In the context of QAOA, I often see the problem Hamiltonian being called an "Ising Hamiltonian", and shortly after, I that the Hamiltonian is a quadratic function of the spin variables.

Is this required? If I tried to optimize a function of boolean variables which is a polynomial of degree 3 using QAOA, this would not fit the description of a quadratic. But I could still make the following substitution: $$x=\frac{1-s}{2}$$

Does QAOA require that the problem Hamiltonian be an Ising Hamiltonian as a quadratic function of the spin variables?

Perhaps related: Why does the problem Hamiltonian of QAOA always consist of $Z$ and $I$ gates? Creating Ising Hamiltonian with Qiskit

EDIT In particular, I'm trying to express the following constraint: either $\sum_{i} x_i > 0$ or $\sum_{j} x_j > 0$ (or both). There might be an easier way to express this but currently my expression is of the following form:

$$(\sum_{i} x_i - k_1) (\sum_{j} x_j - k_2) ... (\sum_{i} x_i - K_1) (\sum_{j} x_j - K_2)$$

Answer 1

QAOA can be applied to Ising models that contain higher order terms; see this paper and this paper. QAOA applied to higher order Ising models does not necessarily require the use of ancilla qubits, although depending on the problem and the hardware ancilla qubits may be useful.

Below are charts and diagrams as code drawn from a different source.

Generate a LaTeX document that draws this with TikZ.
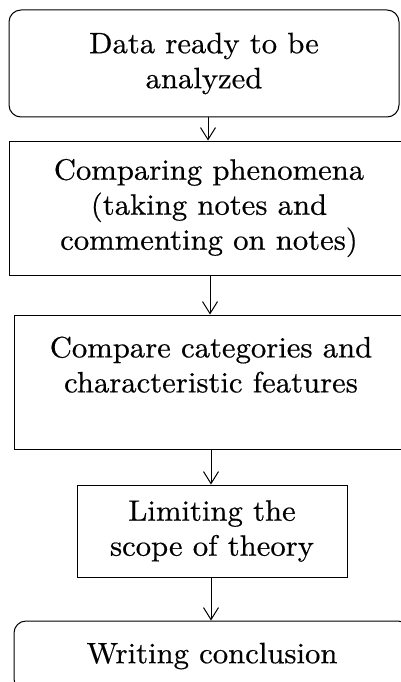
\documentclass[tikz,border=0pt]{standalone}
\usepackage{fontspec}
\setmainfont{lmroman10-regular.otf}[FakeStretch=1.04,FakeBold=0.5]
\usetikzlibrary{arrows.meta}
\begin{document}
\begin{tikzpicture}[x=1pt,y=1pt,
  box/.style={draw, line width=1pt, align=center, inner sep=0pt, font=\fontsize{29.5}{35}\selectfont},
  rbox/.style={box, rounded corners=12pt},
  arr/.style={line width=1pt, -{Straight Barb[length=12pt,width=15pt,line width=1pt]}}]
\useasboundingbox (0,0) rectangle (400,-682);
\node[rbox, minimum width=390pt, minimum height=107pt] (b1) at (204,-63.5) {Data ready to be\\analyzed};
\node[box, minimum width=400pt, minimum height=134pt] (b2) at (209,-208) {Comparing phenomena\\(taking notes and\\commenting on notes)};
\node[box, minimum width=394pt, minimum height=134pt] (b3) at (211,-382) {Compare categories and\\characteristic features\\\mbox{}};
\node[box, minimum width=270pt, minimum height=92pt] (b4) at (212,-531) {Limiting the\\scope of theory};
\node[rbox, minimum width=396pt, minimum height=70pt] (b5) at (212,-656) {Writing conclusion};
\draw[arr] ([xshift=4pt]b1.south) -- ([xshift=4pt]b1.south |- b2.north);
\draw[arr] ([xshift=1pt]b2.south) -- ([xshift=1pt]b2.south |- b3.north);
\draw[arr] (b3.south) -- (b3.south |- b4.north);
\draw[arr] ([xshift=-1pt]b4.south) -- ([xshift=-1pt]b4.south |- b5.north);
\end{tikzpicture}
\end{document}
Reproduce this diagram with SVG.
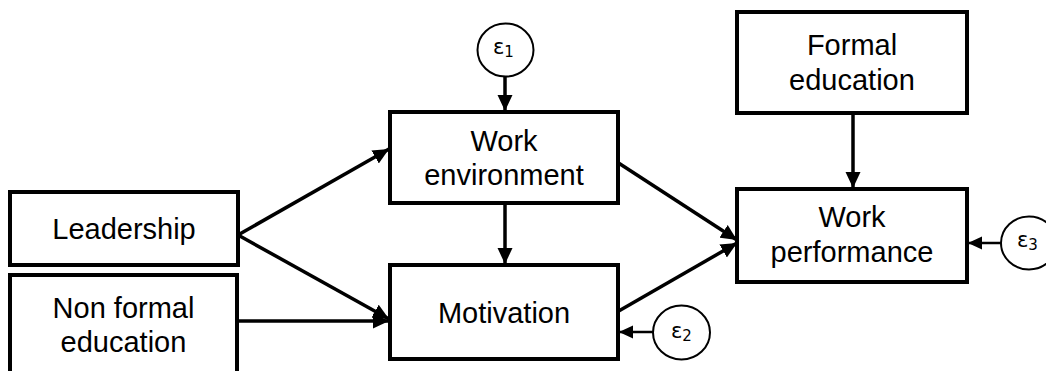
<svg xmlns="http://www.w3.org/2000/svg" width="1046" height="371" viewBox="0 0 1046 371">
<style>
.box{fill:#fff;stroke:#000;stroke-width:4}
.err{fill:#fff;stroke:#000;stroke-width:2}
.lbl{font-family:"Liberation Sans",Arial,sans-serif;font-size:29px;fill:#000;text-anchor:middle}
.eps{font-family:"DejaVu Sans",Verdana,sans-serif;font-size:21px;fill:#000}
.sub{font-size:15px}
.arr{stroke:#000;stroke-width:3.5;fill:none;marker-end:url(#ah)}
.arr2{stroke:#000;stroke-width:2.5;fill:none;marker-end:url(#ah2)}
</style>
<defs>
<marker id="ah" markerUnits="userSpaceOnUse" markerWidth="18" markerHeight="16" refX="16" refY="8" orient="auto">
<path d="M0,0.5 L16,8 L0,15.5 Z" fill="#000"/>
</marker>
<marker id="ah2" markerUnits="userSpaceOnUse" markerWidth="16" markerHeight="14" refX="14" refY="7" orient="auto">
<path d="M0,0.5 L14,7 L0,13.5 Z" fill="#000"/>
</marker>
</defs>
<rect width="1046" height="371" fill="#fff"/>
<g id="connectors">
<line class="arr" x1="505" y1="77" x2="505" y2="111"/>
<line class="arr" x1="505" y1="204" x2="505" y2="264"/>
<line class="arr" x1="238" y1="235" x2="389" y2="149"/>
<line class="arr" x1="238" y1="235" x2="389" y2="319"/>
<line class="arr" x1="237" y1="321" x2="389" y2="321"/>
<line class="arr" x1="617" y1="162" x2="737" y2="240"/>
<line class="arr" x1="617" y1="312" x2="737" y2="243"/>
<line class="arr" x1="853" y1="114" x2="853" y2="188"/>
<line class="arr2" x1="653" y1="332" x2="619" y2="332"/>
<line class="arr2" x1="1001" y1="243" x2="968" y2="243"/>
</g>
<g id="leadership">
<rect class="box" x="10" y="192" width="228" height="73"/>
<text class="lbl" x="124" y="239">Leadership</text>
</g>
<g id="nonformal">
<rect class="box" x="10" y="275" width="227" height="130"/>
<text class="lbl" x="123.5" y="318">Non formal</text>
<text class="lbl" x="123.5" y="352">education</text>
</g>
<g id="workenv">
<rect class="box" x="390" y="112" width="228" height="91"/>
<text class="lbl" x="504" y="151">Work</text>
<text class="lbl" x="504" y="185">environment</text>
</g>
<g id="motivation">
<rect class="box" x="390" y="265" width="228" height="94"/>
<text class="lbl" x="504" y="323">Motivation</text>
</g>
<g id="formaledu">
<rect class="box" x="737" y="12" width="230" height="101"/>
<text class="lbl" x="852" y="55">Formal</text>
<text class="lbl" x="852" y="90">education</text>
</g>
<g id="workperf">
<rect class="box" x="737" y="189" width="230" height="93"/>
<text class="lbl" x="852" y="227">Work</text>
<text class="lbl" x="852" y="262">performance</text>
</g>
<g id="e1">
<ellipse class="err" cx="505.5" cy="50" rx="28" ry="26.5"/>
<text class="eps" x="493" y="54">ε<tspan class="sub" dy="3">1</tspan></text>
</g>
<g id="e2">
<ellipse class="err" cx="681.5" cy="332.5" rx="28.5" ry="27"/>
<text class="eps" x="671" y="338">ε<tspan class="sub" dy="3">2</tspan></text>
</g>
<g id="e3">
<ellipse class="err" cx="1029" cy="243" rx="28" ry="26.5"/>
<text class="eps" x="1017" y="247">ε<tspan class="sub" dy="3">3</tspan></text>
</g>
</svg>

Quantum annealing, specifically the D-Wave quantum annealers, do not natively handle higher order terms, which is why order reduction is necessary for mapping Ising models that contain higher order terms onto D-Wave quantum annealers. However, it is not required that quantum annealing in general could not handle higher order terms - that is just a question of hardware implementation. Order reduction for quantum annealing does require the use of auxiliary, or ancilla, QA qubits.

QAOA, and D-Wave quantum annealers, can handle variable states of {+1, -1} (called an Ising model) as well as {0, 1} (called a QUBO), but usually it is a bit easier to construct QAOA circuits when the variables are spins (i.e. the problem being an Ising model). Also, I should mention that QUBO and Ising models are equivalent - you can convert from one to the other easily.

To summarize, QAOA does not require that that variables states are either {+1, -1} or {0, 1}, and it does not require that there are only linear and qaudratic terms in the problem Hamiltonian.

Answer 2

QAOA is designed to work with Ising Hamiltonians only. This means that the algorithm can be employed for optimization of only quadratic problems which are related directly to Ising Hamiltonians. However, it is possible to convert high order problems to quadratic ones. In other words, you can convert multi-body interactions to only two-body ones. See for example this article or this one. However, higher the power of the optimization problem, (significantly) higher the number of needed ancilla qubits.